▶ _Recorded information_:
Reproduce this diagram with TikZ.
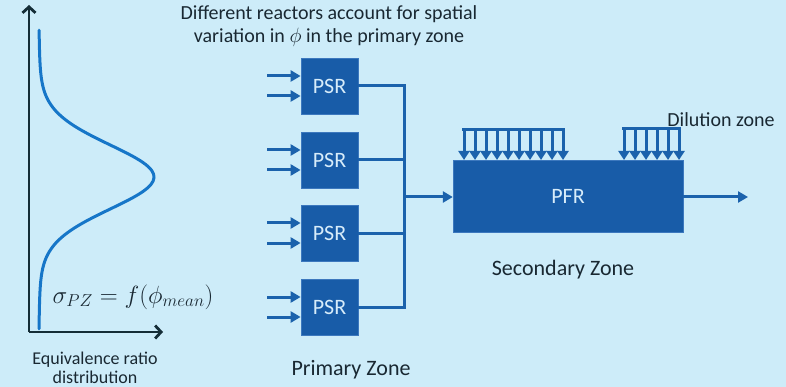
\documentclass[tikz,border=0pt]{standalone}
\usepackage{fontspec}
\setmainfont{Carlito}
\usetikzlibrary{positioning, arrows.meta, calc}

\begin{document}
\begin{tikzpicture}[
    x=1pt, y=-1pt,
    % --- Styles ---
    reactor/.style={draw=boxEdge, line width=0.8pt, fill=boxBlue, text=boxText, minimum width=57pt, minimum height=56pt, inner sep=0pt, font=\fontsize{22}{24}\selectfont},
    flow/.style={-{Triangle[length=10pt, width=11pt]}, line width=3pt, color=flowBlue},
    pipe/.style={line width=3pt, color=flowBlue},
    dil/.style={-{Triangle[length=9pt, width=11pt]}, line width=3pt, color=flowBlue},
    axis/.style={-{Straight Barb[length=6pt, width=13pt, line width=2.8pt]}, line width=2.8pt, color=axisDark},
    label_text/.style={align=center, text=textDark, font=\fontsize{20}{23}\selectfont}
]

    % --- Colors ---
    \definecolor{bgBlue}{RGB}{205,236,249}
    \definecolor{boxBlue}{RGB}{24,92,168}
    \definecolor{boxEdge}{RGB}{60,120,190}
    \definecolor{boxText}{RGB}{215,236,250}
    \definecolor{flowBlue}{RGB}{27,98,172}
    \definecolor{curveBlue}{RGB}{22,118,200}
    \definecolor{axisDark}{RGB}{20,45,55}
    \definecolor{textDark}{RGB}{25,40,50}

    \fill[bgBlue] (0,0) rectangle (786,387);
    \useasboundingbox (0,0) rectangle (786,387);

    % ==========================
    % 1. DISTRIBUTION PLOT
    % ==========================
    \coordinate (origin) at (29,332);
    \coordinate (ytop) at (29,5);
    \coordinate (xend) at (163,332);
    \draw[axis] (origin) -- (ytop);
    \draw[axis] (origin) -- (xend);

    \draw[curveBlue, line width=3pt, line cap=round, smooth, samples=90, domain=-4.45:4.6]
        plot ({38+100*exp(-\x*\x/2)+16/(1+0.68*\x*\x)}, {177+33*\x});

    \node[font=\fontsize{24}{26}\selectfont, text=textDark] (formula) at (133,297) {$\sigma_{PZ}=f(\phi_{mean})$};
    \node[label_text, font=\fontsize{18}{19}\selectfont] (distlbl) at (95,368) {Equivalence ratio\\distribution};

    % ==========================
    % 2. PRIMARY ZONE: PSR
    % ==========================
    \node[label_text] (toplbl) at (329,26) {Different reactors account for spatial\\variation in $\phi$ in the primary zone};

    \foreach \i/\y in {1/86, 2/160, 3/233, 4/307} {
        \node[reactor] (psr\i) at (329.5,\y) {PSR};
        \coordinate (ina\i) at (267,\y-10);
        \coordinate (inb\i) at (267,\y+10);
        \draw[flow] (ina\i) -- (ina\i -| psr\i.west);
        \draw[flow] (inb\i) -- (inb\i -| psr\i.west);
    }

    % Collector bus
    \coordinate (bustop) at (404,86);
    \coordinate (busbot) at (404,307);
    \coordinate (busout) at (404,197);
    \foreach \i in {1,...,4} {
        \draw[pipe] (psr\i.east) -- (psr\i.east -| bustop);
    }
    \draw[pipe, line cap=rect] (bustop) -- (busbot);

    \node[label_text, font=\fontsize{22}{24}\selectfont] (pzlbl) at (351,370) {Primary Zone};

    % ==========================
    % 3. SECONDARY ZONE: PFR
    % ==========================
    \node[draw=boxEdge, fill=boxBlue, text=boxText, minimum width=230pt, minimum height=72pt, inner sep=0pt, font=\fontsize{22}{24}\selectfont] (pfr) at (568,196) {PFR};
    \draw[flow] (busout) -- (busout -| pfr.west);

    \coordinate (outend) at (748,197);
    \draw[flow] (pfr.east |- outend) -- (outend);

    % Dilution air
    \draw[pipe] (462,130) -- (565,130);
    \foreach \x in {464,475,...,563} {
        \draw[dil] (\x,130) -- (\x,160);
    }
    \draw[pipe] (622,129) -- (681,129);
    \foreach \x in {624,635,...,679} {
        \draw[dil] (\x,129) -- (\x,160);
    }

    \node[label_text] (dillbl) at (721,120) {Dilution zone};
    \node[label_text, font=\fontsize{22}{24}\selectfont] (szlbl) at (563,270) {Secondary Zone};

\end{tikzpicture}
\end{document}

▶ _Problem details_:
Restate the data word for word from its first line through the line with "(origin) -- (xend);", leaving out any picture along the way.

▶ _Result_:
Reproduce this diagram with TikZ.
\documentclass[tikz,border=0pt]{standalone}
\usepackage{fontspec}
\setmainfont{Carlito}
\usetikzlibrary{positioning, arrows.meta, calc}

\begin{document}
\begin{tikzpicture}[
    x=1pt, y=-1pt,
    % --- Styles ---
    reactor/.style={draw=boxEdge, line width=0.8pt, fill=boxBlue, text=boxText, minimum width=57pt, minimum height=56pt, inner sep=0pt, font=\fontsize{22}{24}\selectfont},
    flow/.style={-{Triangle[length=10pt, width=11pt]}, line width=3pt, color=flowBlue},
    pipe/.style={line width=3pt, color=flowBlue},
    dil/.style={-{Triangle[length=9pt, width=11pt]}, line width=3pt, color=flowBlue},
    axis/.style={-{Straight Barb[length=6pt, width=13pt, line width=2.8pt]}, line width=2.8pt, color=axisDark},
    label_text/.style={align=center, text=textDark, font=\fontsize{20}{23}\selectfont}
]

    % --- Colors ---
    \definecolor{bgBlue}{RGB}{205,236,249}
    \definecolor{boxBlue}{RGB}{24,92,168}
    \definecolor{boxEdge}{RGB}{60,120,190}
    \definecolor{boxText}{RGB}{215,236,250}
    \definecolor{flowBlue}{RGB}{27,98,172}
    \definecolor{curveBlue}{RGB}{22,118,200}
    \definecolor{axisDark}{RGB}{20,45,55}
    \definecolor{textDark}{RGB}{25,40,50}

    \fill[bgBlue] (0,0) rectangle (786,387);
    \useasboundingbox (0,0) rectangle (786,387);

    % ==========================
    % 1. DISTRIBUTION PLOT
    % ==========================
    \coordinate (origin) at (29,332);
    \coordinate (ytop) at (29,5);
    \coordinate (xend) at (163,332);
    \draw[axis] (origin) -- (ytop);
    \draw[axis] (origin) -- (xend);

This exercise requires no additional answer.